# Dataset section:
========

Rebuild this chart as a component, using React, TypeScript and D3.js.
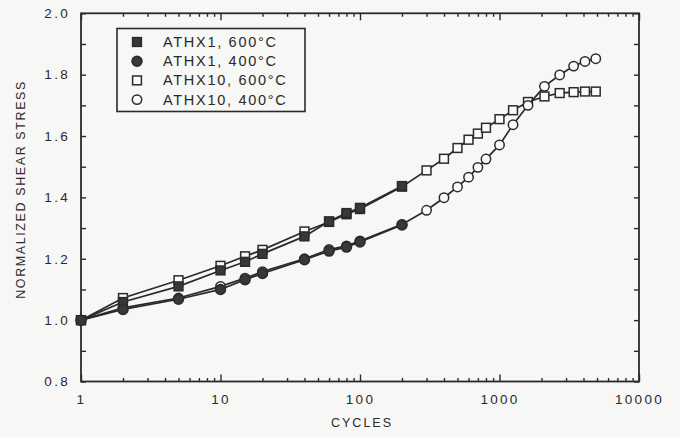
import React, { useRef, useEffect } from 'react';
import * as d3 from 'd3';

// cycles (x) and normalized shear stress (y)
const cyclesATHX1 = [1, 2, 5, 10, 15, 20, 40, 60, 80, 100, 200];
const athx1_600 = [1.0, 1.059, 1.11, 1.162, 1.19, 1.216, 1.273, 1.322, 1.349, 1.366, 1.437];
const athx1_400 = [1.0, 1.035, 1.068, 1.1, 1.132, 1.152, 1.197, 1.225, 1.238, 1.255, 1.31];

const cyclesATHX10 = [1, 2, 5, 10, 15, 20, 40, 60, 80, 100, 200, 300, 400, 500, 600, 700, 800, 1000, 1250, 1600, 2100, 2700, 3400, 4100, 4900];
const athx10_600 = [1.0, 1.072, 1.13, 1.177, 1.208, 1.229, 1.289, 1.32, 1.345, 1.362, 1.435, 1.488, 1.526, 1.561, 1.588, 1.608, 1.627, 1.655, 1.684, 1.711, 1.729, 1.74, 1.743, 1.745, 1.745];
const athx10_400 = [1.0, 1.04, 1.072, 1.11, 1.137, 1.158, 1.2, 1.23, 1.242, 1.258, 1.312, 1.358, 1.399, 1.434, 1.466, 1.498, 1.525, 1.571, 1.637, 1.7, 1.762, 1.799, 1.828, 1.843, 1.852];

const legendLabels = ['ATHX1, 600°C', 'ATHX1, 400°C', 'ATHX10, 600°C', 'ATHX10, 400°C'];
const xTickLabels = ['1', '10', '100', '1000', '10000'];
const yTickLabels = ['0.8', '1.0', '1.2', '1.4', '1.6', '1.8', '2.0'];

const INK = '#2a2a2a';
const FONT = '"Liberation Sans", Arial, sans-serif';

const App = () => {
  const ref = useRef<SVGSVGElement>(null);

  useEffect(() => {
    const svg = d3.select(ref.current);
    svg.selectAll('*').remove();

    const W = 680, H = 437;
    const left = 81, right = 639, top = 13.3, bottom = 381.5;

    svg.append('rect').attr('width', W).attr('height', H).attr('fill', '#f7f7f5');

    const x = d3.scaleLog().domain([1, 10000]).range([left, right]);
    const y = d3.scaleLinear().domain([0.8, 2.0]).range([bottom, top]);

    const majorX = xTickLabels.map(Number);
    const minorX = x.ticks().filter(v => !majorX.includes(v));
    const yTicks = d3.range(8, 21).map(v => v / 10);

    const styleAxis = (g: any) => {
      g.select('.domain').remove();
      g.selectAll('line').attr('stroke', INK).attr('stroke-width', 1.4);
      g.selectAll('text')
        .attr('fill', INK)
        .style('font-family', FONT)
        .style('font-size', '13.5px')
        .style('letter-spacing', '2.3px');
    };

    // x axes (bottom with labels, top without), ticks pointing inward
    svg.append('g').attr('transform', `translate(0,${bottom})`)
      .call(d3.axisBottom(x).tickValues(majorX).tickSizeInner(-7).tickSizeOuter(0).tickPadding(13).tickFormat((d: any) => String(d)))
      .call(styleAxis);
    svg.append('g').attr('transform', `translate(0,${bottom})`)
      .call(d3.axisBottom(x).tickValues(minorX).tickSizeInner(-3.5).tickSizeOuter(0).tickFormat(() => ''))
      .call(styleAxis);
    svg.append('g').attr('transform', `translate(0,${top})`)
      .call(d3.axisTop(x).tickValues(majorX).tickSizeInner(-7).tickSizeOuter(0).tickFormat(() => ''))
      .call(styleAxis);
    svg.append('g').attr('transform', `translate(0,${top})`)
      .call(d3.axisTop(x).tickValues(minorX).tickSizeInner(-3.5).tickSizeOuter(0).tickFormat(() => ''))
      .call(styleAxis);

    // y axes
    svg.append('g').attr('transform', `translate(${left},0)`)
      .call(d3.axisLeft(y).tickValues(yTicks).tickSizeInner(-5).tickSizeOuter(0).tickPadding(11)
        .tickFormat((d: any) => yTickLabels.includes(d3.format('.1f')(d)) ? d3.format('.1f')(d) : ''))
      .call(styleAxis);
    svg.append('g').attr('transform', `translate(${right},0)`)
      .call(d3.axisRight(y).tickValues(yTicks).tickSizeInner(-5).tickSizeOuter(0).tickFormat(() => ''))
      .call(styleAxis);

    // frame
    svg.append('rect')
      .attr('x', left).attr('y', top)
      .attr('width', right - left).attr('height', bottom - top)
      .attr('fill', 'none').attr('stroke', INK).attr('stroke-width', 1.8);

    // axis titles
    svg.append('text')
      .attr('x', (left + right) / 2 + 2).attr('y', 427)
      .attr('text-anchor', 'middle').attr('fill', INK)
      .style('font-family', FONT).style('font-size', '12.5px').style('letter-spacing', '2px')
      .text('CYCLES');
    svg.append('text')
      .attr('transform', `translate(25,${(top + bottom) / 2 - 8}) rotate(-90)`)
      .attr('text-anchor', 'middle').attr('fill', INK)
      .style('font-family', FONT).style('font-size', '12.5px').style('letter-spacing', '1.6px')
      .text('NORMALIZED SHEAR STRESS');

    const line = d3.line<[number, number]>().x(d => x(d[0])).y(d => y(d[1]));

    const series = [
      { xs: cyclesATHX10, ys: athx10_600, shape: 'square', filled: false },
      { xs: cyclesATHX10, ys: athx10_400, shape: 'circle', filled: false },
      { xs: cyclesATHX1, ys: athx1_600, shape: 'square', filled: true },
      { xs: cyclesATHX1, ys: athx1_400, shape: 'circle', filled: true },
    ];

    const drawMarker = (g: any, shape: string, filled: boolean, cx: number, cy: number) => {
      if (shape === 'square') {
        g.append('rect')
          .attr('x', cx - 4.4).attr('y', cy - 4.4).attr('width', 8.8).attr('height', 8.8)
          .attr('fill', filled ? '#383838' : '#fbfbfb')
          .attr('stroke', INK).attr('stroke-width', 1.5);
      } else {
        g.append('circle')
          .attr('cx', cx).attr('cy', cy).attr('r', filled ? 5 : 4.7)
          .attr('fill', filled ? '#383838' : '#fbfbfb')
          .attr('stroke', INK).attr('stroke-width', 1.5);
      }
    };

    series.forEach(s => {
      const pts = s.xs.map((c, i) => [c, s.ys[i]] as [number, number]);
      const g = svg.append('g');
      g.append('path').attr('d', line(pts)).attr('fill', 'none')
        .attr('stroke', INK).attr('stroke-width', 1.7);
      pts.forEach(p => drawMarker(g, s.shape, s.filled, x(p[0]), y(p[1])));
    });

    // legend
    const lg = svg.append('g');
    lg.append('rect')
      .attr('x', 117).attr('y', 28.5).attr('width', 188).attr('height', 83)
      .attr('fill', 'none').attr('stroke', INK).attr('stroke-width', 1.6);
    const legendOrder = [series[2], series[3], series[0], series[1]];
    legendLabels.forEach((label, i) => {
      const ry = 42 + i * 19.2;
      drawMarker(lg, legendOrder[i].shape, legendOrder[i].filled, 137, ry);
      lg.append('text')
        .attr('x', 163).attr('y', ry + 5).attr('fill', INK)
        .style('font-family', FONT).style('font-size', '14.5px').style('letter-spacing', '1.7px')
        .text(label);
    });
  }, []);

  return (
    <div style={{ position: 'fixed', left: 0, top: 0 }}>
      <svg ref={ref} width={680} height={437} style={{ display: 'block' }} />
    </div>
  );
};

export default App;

========

# Your goal:
Repeat the lines exactly as they stand, from the opening line of the data through the line with "import * as d3 from 'd3';". Pictures stay out of the copy.

# Answer for the task:
Rebuild this chart as a component, using React, TypeScript and D3.js.
import React, { useRef, useEffect } from 'react';
import * as d3 from 'd3';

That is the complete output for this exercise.